#### WHAT THIS TASK INVOLVES:
Copy all lines below exactly as written. Leave pictures out.

------------------------------

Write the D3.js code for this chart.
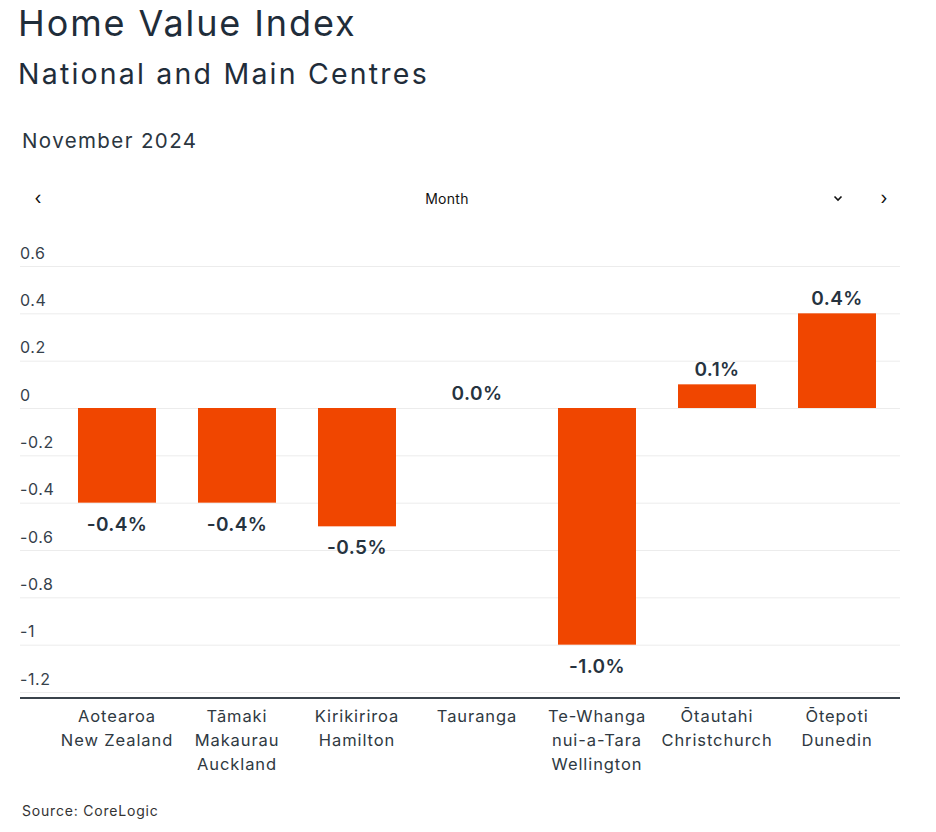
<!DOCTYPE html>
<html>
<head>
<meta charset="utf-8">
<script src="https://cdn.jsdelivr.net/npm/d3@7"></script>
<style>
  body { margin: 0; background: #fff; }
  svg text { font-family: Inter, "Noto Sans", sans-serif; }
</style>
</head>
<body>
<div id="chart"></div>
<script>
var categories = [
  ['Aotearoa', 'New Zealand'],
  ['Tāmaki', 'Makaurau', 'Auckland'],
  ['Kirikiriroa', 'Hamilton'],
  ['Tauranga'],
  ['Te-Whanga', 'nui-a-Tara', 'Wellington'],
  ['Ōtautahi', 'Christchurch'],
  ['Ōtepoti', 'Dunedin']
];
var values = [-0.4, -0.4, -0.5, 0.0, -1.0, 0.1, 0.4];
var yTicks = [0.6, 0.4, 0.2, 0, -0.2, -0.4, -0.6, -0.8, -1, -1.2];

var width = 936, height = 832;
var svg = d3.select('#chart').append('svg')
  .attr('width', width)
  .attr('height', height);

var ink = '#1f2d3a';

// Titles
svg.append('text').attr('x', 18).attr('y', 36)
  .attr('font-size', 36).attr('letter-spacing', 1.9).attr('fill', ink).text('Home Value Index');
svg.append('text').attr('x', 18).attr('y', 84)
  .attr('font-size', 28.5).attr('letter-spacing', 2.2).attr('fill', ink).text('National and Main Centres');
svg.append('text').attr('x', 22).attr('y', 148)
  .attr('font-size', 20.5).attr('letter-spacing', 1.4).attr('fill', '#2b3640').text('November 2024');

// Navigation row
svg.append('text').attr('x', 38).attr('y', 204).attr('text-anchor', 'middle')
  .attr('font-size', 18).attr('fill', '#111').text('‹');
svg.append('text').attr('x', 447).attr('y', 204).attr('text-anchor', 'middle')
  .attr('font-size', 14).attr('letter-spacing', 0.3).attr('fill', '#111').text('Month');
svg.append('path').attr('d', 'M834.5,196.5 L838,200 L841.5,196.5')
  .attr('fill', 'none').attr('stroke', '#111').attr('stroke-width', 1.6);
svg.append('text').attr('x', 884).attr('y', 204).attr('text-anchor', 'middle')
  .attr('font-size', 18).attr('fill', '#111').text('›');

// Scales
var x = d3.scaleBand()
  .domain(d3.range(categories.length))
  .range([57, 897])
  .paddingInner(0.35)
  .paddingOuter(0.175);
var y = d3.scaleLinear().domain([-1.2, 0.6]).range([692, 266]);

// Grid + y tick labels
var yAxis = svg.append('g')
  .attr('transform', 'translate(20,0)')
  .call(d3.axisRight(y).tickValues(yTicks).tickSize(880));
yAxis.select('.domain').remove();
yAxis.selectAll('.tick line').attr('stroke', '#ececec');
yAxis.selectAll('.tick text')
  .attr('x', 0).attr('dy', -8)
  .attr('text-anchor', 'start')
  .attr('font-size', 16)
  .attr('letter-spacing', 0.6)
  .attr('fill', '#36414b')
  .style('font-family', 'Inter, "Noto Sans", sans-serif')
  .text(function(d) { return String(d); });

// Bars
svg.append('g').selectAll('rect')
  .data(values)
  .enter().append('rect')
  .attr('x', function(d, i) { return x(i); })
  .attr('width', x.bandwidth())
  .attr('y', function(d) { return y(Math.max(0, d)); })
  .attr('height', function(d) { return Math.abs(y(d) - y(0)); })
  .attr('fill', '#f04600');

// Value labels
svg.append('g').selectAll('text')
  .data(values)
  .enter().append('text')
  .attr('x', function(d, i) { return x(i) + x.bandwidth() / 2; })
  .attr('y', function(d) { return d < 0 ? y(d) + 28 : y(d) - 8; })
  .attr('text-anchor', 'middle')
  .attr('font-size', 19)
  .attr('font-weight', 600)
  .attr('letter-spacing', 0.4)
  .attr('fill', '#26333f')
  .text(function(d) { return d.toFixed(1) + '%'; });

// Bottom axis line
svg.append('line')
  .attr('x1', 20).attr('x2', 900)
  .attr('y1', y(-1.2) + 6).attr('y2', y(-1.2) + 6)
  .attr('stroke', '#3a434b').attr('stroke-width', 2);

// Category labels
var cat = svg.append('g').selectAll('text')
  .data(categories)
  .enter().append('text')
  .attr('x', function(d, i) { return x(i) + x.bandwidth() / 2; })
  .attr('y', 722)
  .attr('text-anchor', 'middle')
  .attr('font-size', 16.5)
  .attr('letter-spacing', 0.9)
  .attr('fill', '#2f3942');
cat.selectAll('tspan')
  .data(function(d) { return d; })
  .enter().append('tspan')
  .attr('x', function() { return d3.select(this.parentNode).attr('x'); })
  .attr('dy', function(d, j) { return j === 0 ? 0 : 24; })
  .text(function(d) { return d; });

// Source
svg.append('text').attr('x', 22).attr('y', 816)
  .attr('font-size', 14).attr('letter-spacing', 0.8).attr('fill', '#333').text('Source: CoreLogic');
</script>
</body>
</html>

------------------------------

#### FINISHED ANSWER:
Write the D3.js code for this chart.
<!DOCTYPE html>
<html>
<head>
<meta charset="utf-8">
<script src="https://cdn.jsdelivr.net/npm/d3@7"></script>
<style>
  body { margin: 0; background: #fff; }
  svg text { font-family: Inter, "Noto Sans", sans-serif; }
</style>
</head>
<body>
<div id="chart"></div>
<script>
var categories = [
  ['Aotearoa', 'New Zealand'],
  ['Tāmaki', 'Makaurau', 'Auckland'],
  ['Kirikiriroa', 'Hamilton'],
  ['Tauranga'],
  ['Te-Whanga', 'nui-a-Tara', 'Wellington'],
  ['Ōtautahi', 'Christchurch'],
  ['Ōtepoti', 'Dunedin']
];
var values = [-0.4, -0.4, -0.5, 0.0, -1.0, 0.1, 0.4];
var yTicks = [0.6, 0.4, 0.2, 0, -0.2, -0.4, -0.6, -0.8, -1, -1.2];

var width = 936, height = 832;
var svg = d3.select('#chart').append('svg')
  .attr('width', width)
  .attr('height', height);

var ink = '#1f2d3a';

// Titles
svg.append('text').attr('x', 18).attr('y', 36)
  .attr('font-size', 36).attr('letter-spacing', 1.9).attr('fill', ink).text('Home Value Index');
svg.append('text').attr('x', 18).attr('y', 84)
  .attr('font-size', 28.5).attr('letter-spacing', 2.2).attr('fill', ink).text('National and Main Centres');
svg.append('text').attr('x', 22).attr('y', 148)
  .attr('font-size', 20.5).attr('letter-spacing', 1.4).attr('fill', '#2b3640').text('November 2024');

// Navigation row
svg.append('text').attr('x', 38).attr('y', 204).attr('text-anchor', 'middle')
  .attr('font-size', 18).attr('fill', '#111').text('‹');
svg.append('text').attr('x', 447).attr('y', 204).attr('text-anchor', 'middle')
  .attr('font-size', 14).attr('letter-spacing', 0.3).attr('fill', '#111').text('Month');
svg.append('path').attr('d', 'M834.5,196.5 L838,200 L841.5,196.5')
  .attr('fill', 'none').attr('stroke', '#111').attr('stroke-width', 1.6);
svg.append('text').attr('x', 884).attr('y', 204).attr('text-anchor', 'middle')
  .attr('font-size', 18).attr('fill', '#111').text('›');

// Scales
var x = d3.scaleBand()
  .domain(d3.range(categories.length))
  .range([57, 897])
  .paddingInner(0.35)
  .paddingOuter(0.175);
var y = d3.scaleLinear().domain([-1.2, 0.6]).range([692, 266]);

// Grid + y tick labels
var yAxis = svg.append('g')
  .attr('transform', 'translate(20,0)')
  .call(d3.axisRight(y).tickValues(yTicks).tickSize(880));
yAxis.select('.domain').remove();
yAxis.selectAll('.tick line').attr('stroke', '#ececec');
yAxis.selectAll('.tick text')
  .attr('x', 0).attr('dy', -8)
  .attr('text-anchor', 'start')
  .attr('font-size', 16)
  .attr('letter-spacing', 0.6)
  .attr('fill', '#36414b')
  .style('font-family', 'Inter, "Noto Sans", sans-serif')
  .text(function(d) { return String(d); });

// Bars
svg.append('g').selectAll('rect')
  .data(values)
  .enter().append('rect')
  .attr('x', function(d, i) { return x(i); })
  .attr('width', x.bandwidth())
  .attr('y', function(d) { return y(Math.max(0, d)); })
  .attr('height', function(d) { return Math.abs(y(d) - y(0)); })
  .attr('fill', '#f04600');

// Value labels
svg.append('g').selectAll('text')
  .data(values)
  .enter().append('text')
  .attr('x', function(d, i) { return x(i) + x.bandwidth() / 2; })
  .attr('y', function(d) { return d < 0 ? y(d) + 28 : y(d) - 8; })
  .attr('text-anchor', 'middle')
  .attr('font-size', 19)
  .attr('font-weight', 600)
  .attr('letter-spacing', 0.4)
  .attr('fill', '#26333f')
  .text(function(d) { return d.toFixed(1) + '%'; });

// Bottom axis line
svg.append('line')
  .attr('x1', 20).attr('x2', 900)
  .attr('y1', y(-1.2) + 6).attr('y2', y(-1.2) + 6)
  .attr('stroke', '#3a434b').attr('stroke-width', 2);

// Category labels
var cat = svg.append('g').selectAll('text')
  .data(categories)
  .enter().append('text')
  .attr('x', function(d, i) { return x(i) + x.bandwidth() / 2; })
  .attr('y', 722)
  .attr('text-anchor', 'middle')
  .attr('font-size', 16.5)
  .attr('letter-spacing', 0.9)
  .attr('fill', '#2f3942');
cat.selectAll('tspan')
  .data(function(d) { return d; })
  .enter().append('tspan')
  .attr('x', function() { return d3.select(this.parentNode).attr('x'); })
  .attr('dy', function(d, j) { return j === 0 ? 0 : 24; })
  .text(function(d) { return d; });

// Source
svg.append('text').attr('x', 22).attr('y', 816)
  .attr('font-size', 14).attr('letter-spacing', 0.8).attr('fill', '#333').text('Source: CoreLogic');
</script>
</body>
</html>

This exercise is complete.